Adventures in Soccer Coaching – Season 3.

In mijos, Uncategorized on April 27, 2009 at 9:42 am

worst-sport-environment-soccer2

So I’m coaching kindergarten soccer again, for the third time.  I’ve decided that while the economy goes to shit and the swine flu takes over and people go off and kill their entire families with alarming regularity, I’m going to be rebellious and take the opposite tact:  I’m going to play nice.  Meaning I’m going to take any “extra” or “free” time I have and put it into something good for society.  Maybe I’m becoming a hippy.  Sure, soccer coaching might not seem all that important, but every season I have 7 or 8 families who entrust me with their 5 year old child for an hour twice a week, and they trust me to be a “coach.”  Which, if you remember back to your childhood, is a big deal.

This past Saturday we had our second game of Spring Soccer.  My team, The Butterflies (I let them pick the name and it’s different for every game – for the first game we were The Dinosaurs), was playing another team that didn’t have a name.  And on that Team That Shall Not Be Named, there was one rough kid who started pushing kids and eventually tackled one of the girls on my team, sending her off with tears and an Owie.  I told the kid to stop and I knelt down, got right in his face – remember, he was not on my team – and said, in my best “Don’t Fuck With My Team” voice, “If I see you do that again I’m going to go talk to your parents.”  Which took care of the problem.

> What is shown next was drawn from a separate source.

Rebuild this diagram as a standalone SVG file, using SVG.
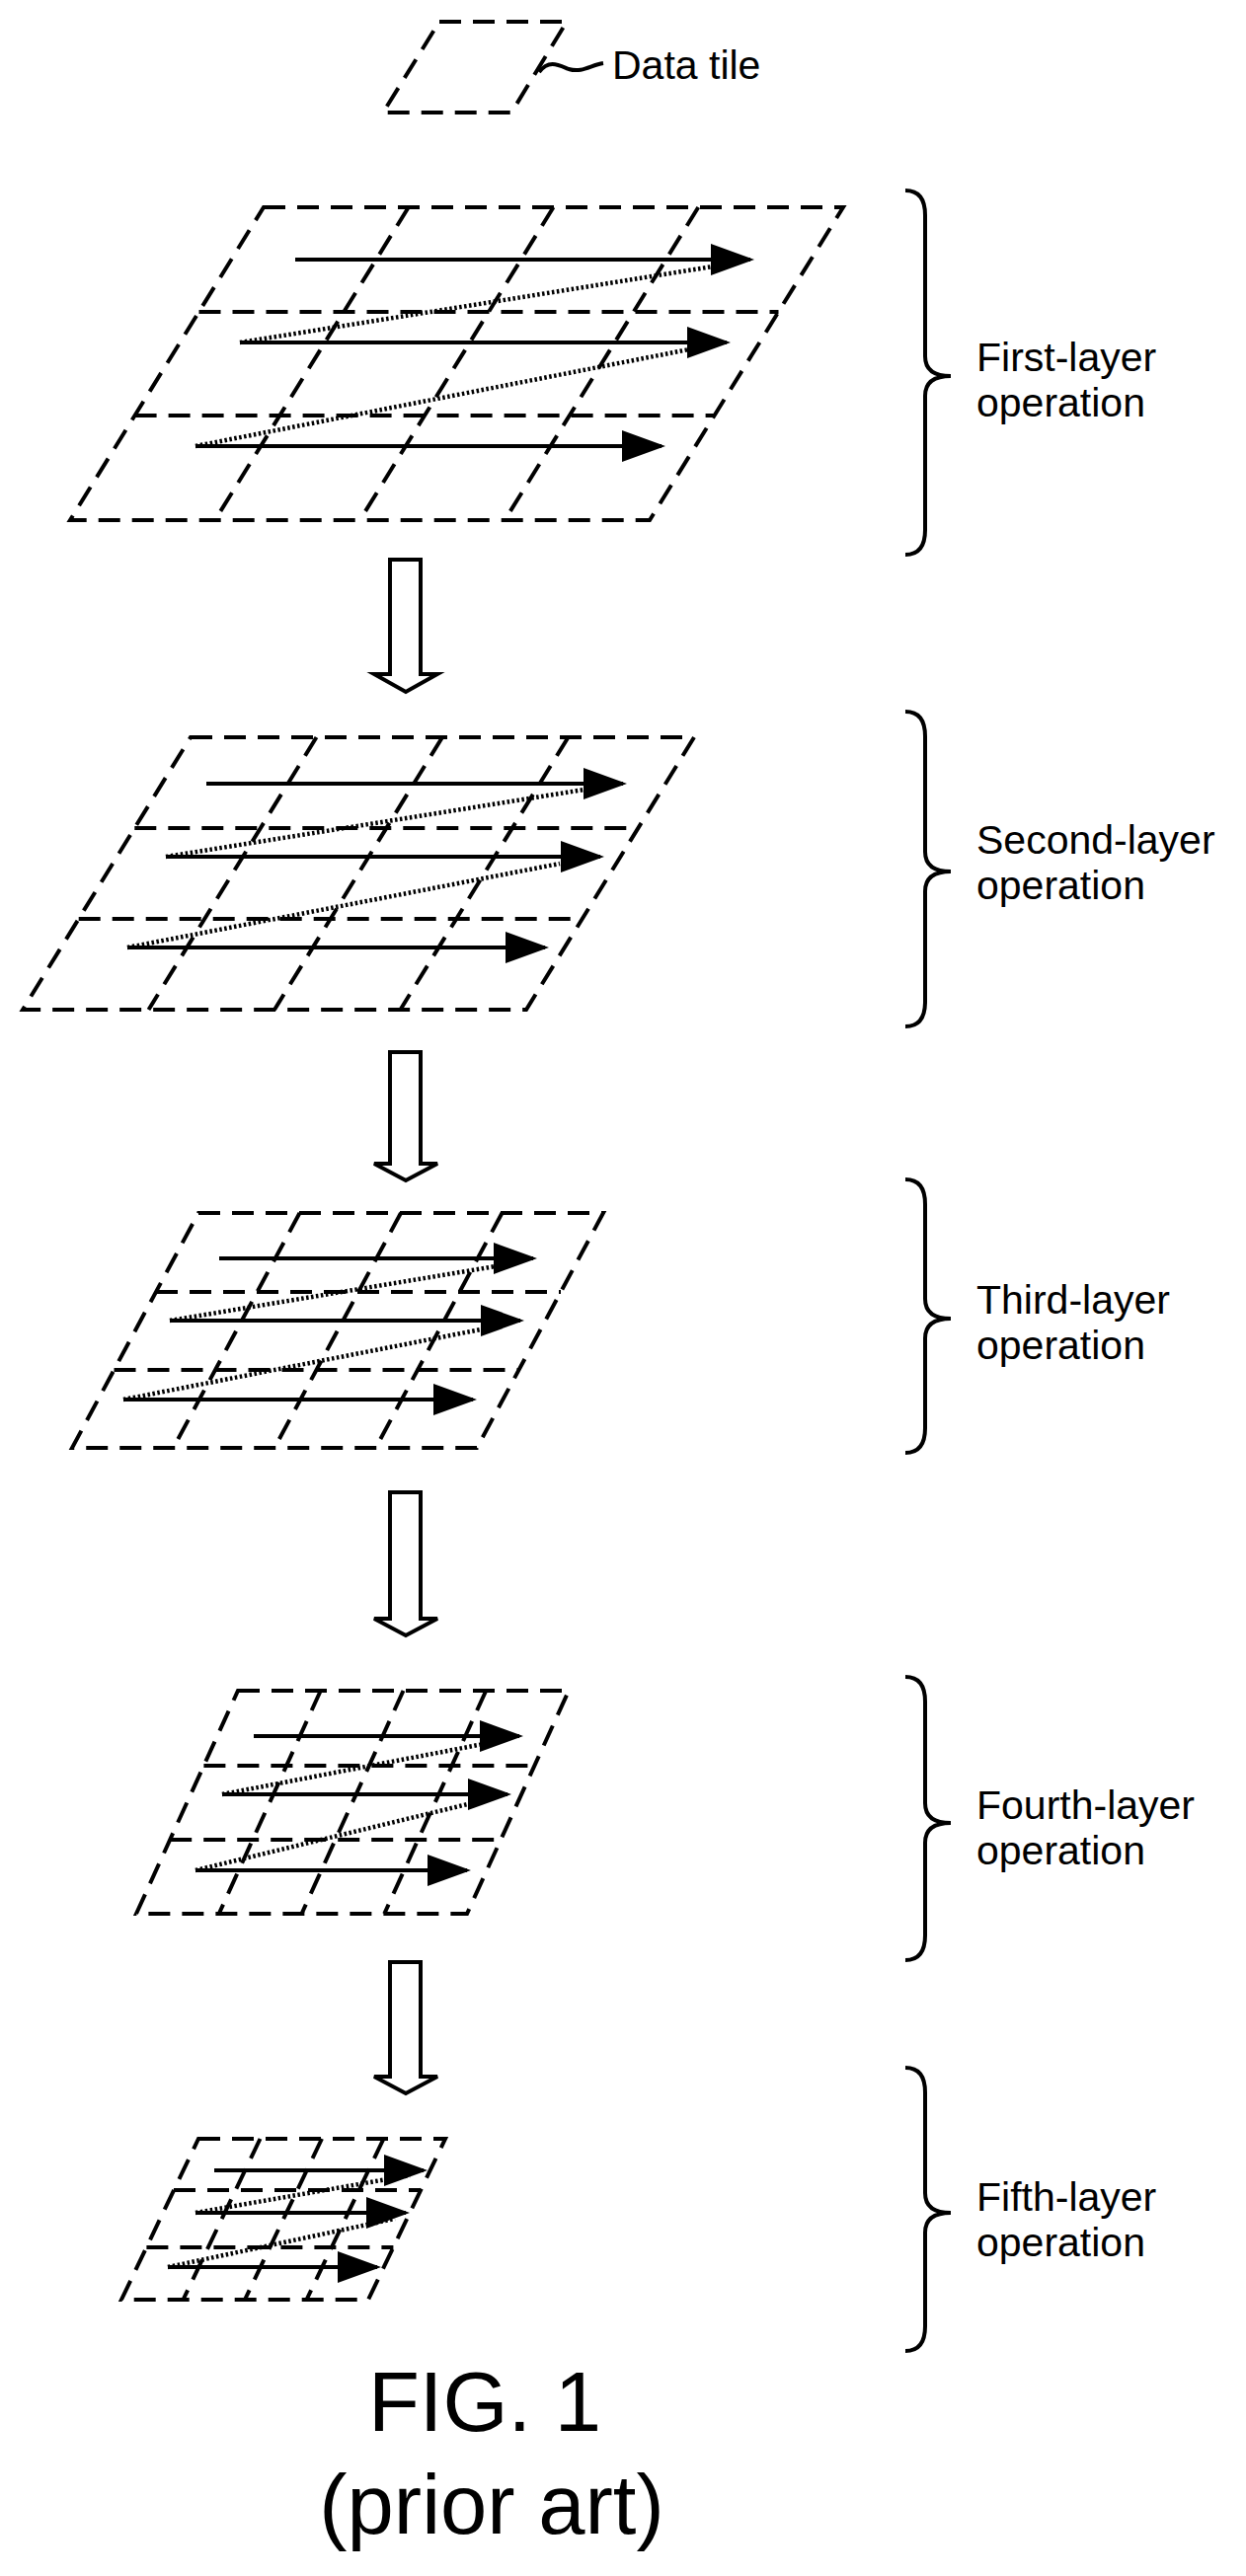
<svg xmlns="http://www.w3.org/2000/svg" width="1262" height="2610" viewBox="0 0 1262 2610">
<style>
.g{fill:none;stroke:#000;stroke-width:4;stroke-dasharray:22 12}
.a{stroke:#000;stroke-width:4;marker-end:url(#ah)}
.d{stroke:#000;stroke-width:4.5;stroke-dasharray:2.5 2.5}
.h{fill:#fff;stroke:#000;stroke-width:4}
.b{fill:none;stroke:#000;stroke-width:4}
text{font-family:"Liberation Sans",Arial,sans-serif;fill:#000}
.l{font-size:41px}
.f{font-size:85px;text-anchor:middle}
</style>
<defs>
<marker id="ah" markerUnits="strokeWidth" markerWidth="11" markerHeight="8" refX="10" refY="4" orient="auto"><path d="M0,0 L11,4 L0,8 z" fill="#000"/></marker>
</defs>
<rect width="1262" height="2610" fill="#fff"/>
<g id="datatile">
<polygon class="g" points="445,22 574,22 518,114 388,114"/>
<path class="b" stroke-width="3" d="M546,73 C556,60 566,66 576,70 C590,74 598,66 611,64"/>
<text class="l" x="620" y="80">Data tile</text>
</g>
<g id="layer1">
<polygon class="g" points="267,210 854,210 658,527 71,527"/>
<path class="g" d="M413.75,210 L217.75,527 M560.5,210 L364.5,527 M707.25,210 L511.25,527 M201.5,316 L788.5,316 M136.6,421 L723.6,421"/>
<line class="a" x1="299" y1="263" x2="760" y2="263"/>
<line class="a" x1="243" y1="347" x2="736" y2="347"/>
<line class="a" x1="198" y1="452" x2="670" y2="452"/>
<line class="d" x1="243" y1="347" x2="722" y2="270"/>
<line class="d" x1="198" y1="452" x2="698" y2="354"/>
<path class="b" d="M917,193 Q937,193 937,218 L937,361 Q937,381 963,381 Q937,381 937,401 L937,537 Q937,562 917,562"/>
<text class="l" x="989" y="376">First-layer</text>
<text class="l" x="989" y="422">operation</text>
</g>
<g id="layer2">
<polygon class="g" points="193,747 703,747 533,1023 23,1023"/>
<path class="g" d="M320.5,747 L150.5,1023 M448,747 L278,1023 M575.5,747 L405.5,1023 M136.3,839 L646.3,839 M79.7,931 L589.7,931"/>
<line class="a" x1="209" y1="794" x2="631" y2="794"/>
<line class="a" x1="168" y1="868" x2="608" y2="868"/>
<line class="a" x1="129" y1="960" x2="552" y2="960"/>
<line class="d" x1="168" y1="868" x2="592" y2="800"/>
<line class="d" x1="129" y1="960" x2="567" y2="875"/>
<path class="b" d="M917,721 Q937,721 937,746 L937,863 Q937,883 963,883 Q937,883 937,903 L937,1015 Q937,1040 917,1040"/>
<text class="l" x="989" y="865">Second-layer</text>
<text class="l" x="989" y="911">operation</text>
</g>
<g id="layer3">
<polygon class="g" points="201,1229 611,1229 483,1467 73,1467"/>
<path class="g" d="M303.5,1229 L175.5,1467 M406,1229 L278,1467 M508.5,1229 L380.5,1467 M158,1309 L568,1309 M115.5,1388 L525.5,1388"/>
<line class="a" x1="222" y1="1275" x2="540" y2="1275"/>
<line class="a" x1="172" y1="1338" x2="527" y2="1338"/>
<line class="a" x1="125" y1="1418" x2="479" y2="1418"/>
<line class="d" x1="172" y1="1338" x2="502" y2="1283"/>
<line class="d" x1="125" y1="1418" x2="492" y2="1346"/>
<path class="b" d="M917,1195 Q937,1195 937,1220 L937,1316 Q937,1336 963,1336 Q937,1336 937,1356 L937,1447 Q937,1472 917,1472"/>
<text class="l" x="989" y="1331">Third-layer</text>
<text class="l" x="989" y="1377">operation</text>
</g>
<g id="layer4">
<polygon class="g" points="241,1713 576,1713 473,1939 138,1939"/>
<path class="g" d="M324.75,1713 L221.75,1939 M408.5,1713 L305.5,1939 M492.25,1713 L389.25,1939 M206.4,1789 L541.4,1789 M172.2,1864 L507.2,1864"/>
<line class="a" x1="257" y1="1759" x2="526" y2="1759"/>
<line class="a" x1="225" y1="1818" x2="514" y2="1818"/>
<line class="a" x1="198" y1="1895" x2="473" y2="1895"/>
<line class="d" x1="225" y1="1818" x2="500" y2="1765"/>
<line class="d" x1="198" y1="1895" x2="490" y2="1824"/>
<path class="b" d="M917,1699 Q937,1699 937,1724 L937,1827 Q937,1847 963,1847 Q937,1847 937,1867 L937,1961 Q937,1986 917,1986"/>
<text class="l" x="989" y="1843">Fourth-layer</text>
<text class="l" x="989" y="1889">operation</text>
</g>
<g id="layer5">
<polygon class="g" points="201,2167 451,2167 373,2330 123,2330"/>
<path class="g" d="M263.5,2167 L185.5,2330 M326,2167 L248,2330 M388.5,2167 L310.5,2330 M176,2219 L426,2219 M148.4,2277 L398.4,2277"/>
<line class="a" x1="217" y1="2199" x2="429" y2="2199"/>
<line class="a" x1="198" y1="2242" x2="411" y2="2242"/>
<line class="a" x1="170" y1="2297" x2="382" y2="2297"/>
<line class="d" x1="198" y1="2242" x2="415" y2="2204"/>
<line class="d" x1="170" y1="2297" x2="400" y2="2248"/>
<path class="b" d="M917,2095 Q937,2095 937,2120 L937,2222 Q937,2242 963,2242 Q937,2242 937,2262 L937,2357 Q937,2382 917,2382"/>
<text class="l" x="989" y="2240">Fifth-layer</text>
<text class="l" x="989" y="2286">operation</text>
</g>
<g id="connectors">
<polygon class="h" points="395,567 426,567 426,683 443,683 411,701 379,683 395,683"/>
<polygon class="h" points="395,1066 426,1066 426,1179 443,1179 411,1196 379,1179 395,1179"/>
<polygon class="h" points="395,1512 426,1512 426,1640 443,1640 411,1657 379,1640 395,1640"/>
<polygon class="h" points="395,1988 426,1988 426,2104 443,2104 411,2121 379,2104 395,2104"/>
</g>
<g id="caption">
<text class="f" x="491" y="2463">FIG. 1</text>
<text class="f" x="498" y="2567">(prior art)</text>
</g>
</svg>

Or so I thought.  The next thing I saw was the rough kid facing the other way and one of my boys (we’ll call him Jimmy) go up to him, from behind, and push him to the ground.  I immediately went up to Jimmy and said “What was that?  Go sit down.  You’re out of the game.”  Which, of course, made him cry.  But I let him have a Walk of Shame, where he had to walk across the field, crying, to his parents.

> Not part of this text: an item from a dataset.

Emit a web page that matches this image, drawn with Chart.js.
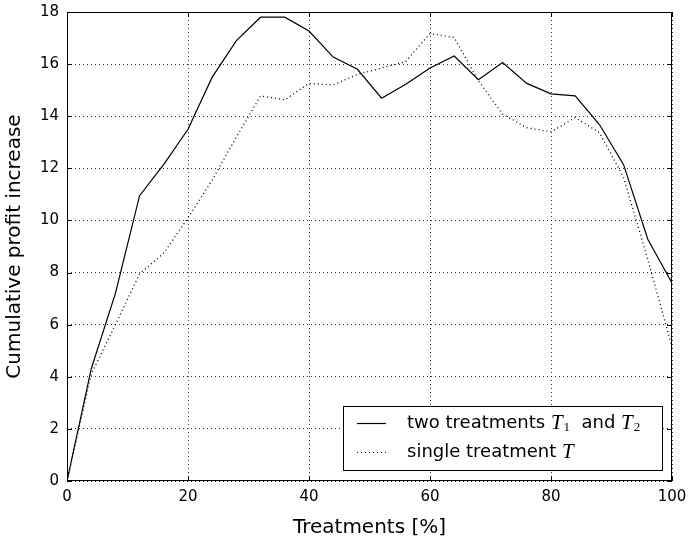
<!DOCTYPE html>
<html>
<head>
<meta charset="utf-8">
<script src="https://cdn.jsdelivr.net/npm/chart.js@4.4.1/dist/chart.umd.min.js"></script>
<style>
  html, body { margin: 0; padding: 0; background: #fff; }
  #wrap { width: 688px; height: 540px; }
</style>
</head>
<body>
<div id="wrap"><canvas id="chart" width="688" height="540"></canvas></div>
<script>
// Data
const treatmentsPct = [0, 4, 8, 12, 16, 20, 24, 28, 32, 36, 40, 44, 48, 52, 56, 60, 64, 68, 72, 76, 80, 84, 88, 92, 96, 100];
const twoTreatments = [0, 4.3, 7.2, 10.95, 12.15, 13.5, 15.5, 16.9, 17.8, 17.8, 17.27, 16.27, 15.8, 14.69, 15.23, 15.85, 16.31, 15.4, 16.06, 15.26, 14.86, 14.78, 13.68, 12.14, 9.28, 7.6];
const singleTreatment = [0, 4.1, 6.0, 7.95, 8.75, 10.1, 11.55, 13.2, 14.78, 14.63, 15.26, 15.2, 15.6, 15.85, 16.1, 17.18, 17.02, 15.36, 14.08, 13.56, 13.4, 13.95, 13.37, 11.65, 8.5, 5.15];
const xTicks = [0, 20, 40, 60, 80, 100];
const yTicks = [0, 2, 4, 6, 8, 10, 12, 14, 16, 18];

const FONT = "'DejaVu Sans', sans-serif";

// Frame and inward tick marks like the classic matplotlib look
const framePlugin = {
  id: 'frame',
  afterDatasetsDraw(chart) {
    const { ctx, chartArea: a, scales } = chart;
    ctx.save();
    ctx.strokeStyle = '#000';
    ctx.lineWidth = 1;
    ctx.setLineDash([]);
    ctx.strokeRect(a.left + 0.5, a.top + 0.5, a.right - a.left - 1, a.bottom - a.top - 1);
    ctx.beginPath();
    xTicks.forEach(v => {
      const x = Math.round(scales.x.getPixelForValue(v)) + 0.5;
      ctx.moveTo(x, a.bottom); ctx.lineTo(x, a.bottom - 5);
      ctx.moveTo(x, a.top); ctx.lineTo(x, a.top + 5);
    });
    yTicks.forEach(v => {
      const y = Math.round(scales.y.getPixelForValue(v)) + 0.5;
      ctx.moveTo(a.left, y); ctx.lineTo(a.left + 5, y);
      ctx.moveTo(a.right, y); ctx.lineTo(a.right - 5, y);
    });
    ctx.stroke();
    ctx.restore();
  }
};

// Legend box with math-style T subscripts
const legendPlugin = {
  id: 'mathLegend',
  afterDraw(chart) {
    const ctx = chart.ctx;
    const box = { x: 343.5, y: 406.5, w: 319, h: 64 };
    ctx.save();
    ctx.fillStyle = '#fff';
    ctx.fillRect(box.x, box.y, box.w, box.h);
    ctx.strokeStyle = '#000';
    ctx.lineWidth = 1;
    ctx.strokeRect(box.x, box.y, box.w, box.h);

    const rows = [
      { y: 423, dash: [], parts: [['two treatments ', 'n'], ['T', 'i'], ['1', 's'], ['  and ', 'n'], ['T', 'i'], ['2', 's']] },
      { y: 452, dash: [1, 3], parts: [['single treatment ', 'n'], ['T', 'i']] }
    ];
    rows.forEach(r => {
      ctx.setLineDash(r.dash);
      ctx.lineWidth = 1.2;
      ctx.beginPath();
      ctx.moveTo(357, r.y + 0.5);
      ctx.lineTo(386, r.y + 0.5);
      ctx.stroke();
      ctx.setLineDash([]);
      ctx.fillStyle = '#000';
      ctx.textBaseline = 'middle';
      let x = 407;
      r.parts.forEach(([txt, kind]) => {
        let dy = 0;
        if (kind === 'n') ctx.font = '18px ' + FONT;
        else if (kind === 'i') ctx.font = 'italic 21px "Liberation Serif", serif';
        else { ctx.font = '13px "Liberation Serif", serif'; dy = 5; }
        ctx.fillText(txt, x, r.y + dy);
        x += ctx.measureText(txt).width;
        if (kind === 'i') x += 1;
      });
    });
    ctx.restore();
  }
};

const gridStyle = {
  color: 'rgba(0,0,0,0.8)',
  lineWidth: 1,
  drawTicks: false
};

new Chart(document.getElementById('chart'), {
  type: 'line',
  data: {
    datasets: [
      {
        label: 'two treatments',
        data: treatmentsPct.map((x, i) => ({ x, y: twoTreatments[i] })),
        borderColor: '#000',
        borderWidth: 1.2,
        pointRadius: 0,
        tension: 0,
        fill: false
      },
      {
        label: 'single treatment',
        data: treatmentsPct.map((x, i) => ({ x, y: singleTreatment[i] })),
        borderColor: '#000',
        borderWidth: 1.3,
        borderDash: [1, 3],
        pointRadius: 0,
        tension: 0,
        fill: false
      }
    ]
  },
  options: {
    responsive: false,
    animation: false,
    events: [],
    layout: { padding: { left: 0, top: 12, right: 16, bottom: 0 } },
    plugins: {
      legend: { display: false },
      tooltip: { enabled: false }
    },
    scales: {
      x: {
        type: 'linear',
        min: 0,
        max: 100,
        afterFit: s => { s.height = 59; s.paddingLeft = 0; s.paddingRight = 0; },
        afterBuildTicks: s => { s.ticks = xTicks.map(v => ({ value: v })); },
        grid: { ...gridStyle },
        border: { display: false, dash: [1, 3] },
        ticks: { color: '#000', font: { family: FONT, size: 15 }, padding: 7, maxRotation: 0 },
        title: {
          display: true,
          text: 'Treatments [%]',
          color: '#000',
          font: { family: FONT, size: 20 },
          padding: { top: 6, bottom: 0 }
        }
      },
      y: {
        min: 0,
        max: 18,
        afterFit: s => { s.width = 67; s.paddingTop = 0; s.paddingBottom = 0; },
        afterBuildTicks: s => { s.ticks = yTicks.map(v => ({ value: v })); },
        grid: { ...gridStyle },
        border: { display: false, dash: [1, 3] },
        ticks: { color: '#000', font: { family: FONT, size: 15 }, padding: 8 },
        title: {
          display: true,
          text: 'Cumulative profit increase',
          color: '#000',
          font: { family: FONT, size: 20 },
          padding: { top: 3, bottom: 0 }
        }
      }
    }
  },
  plugins: [framePlugin, legendPlugin]
});
</script>
</body>
</html>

A few minutes later, I asked Jimmy to come back in the game.   I knelt down and talked to him.  “Look, Jimmy, no matter what’s going on on THAT team, WE don’t play that way.  Okay?”

“Okay, coach.”

“You want revenge on that kid, Jimmy?”

“Yes.”

“You go score a goal on him right now.  That’s the best revenge.”

Jimmy took the ball, worked his way down to their goal, and with a nice big kick, scored a goal.  I was so proud.  It was one of those moments in life – and they’re few and far between, it seems like – where I stood back for a second and said to myself, “Damn, maybe I DO know what I’m doing.”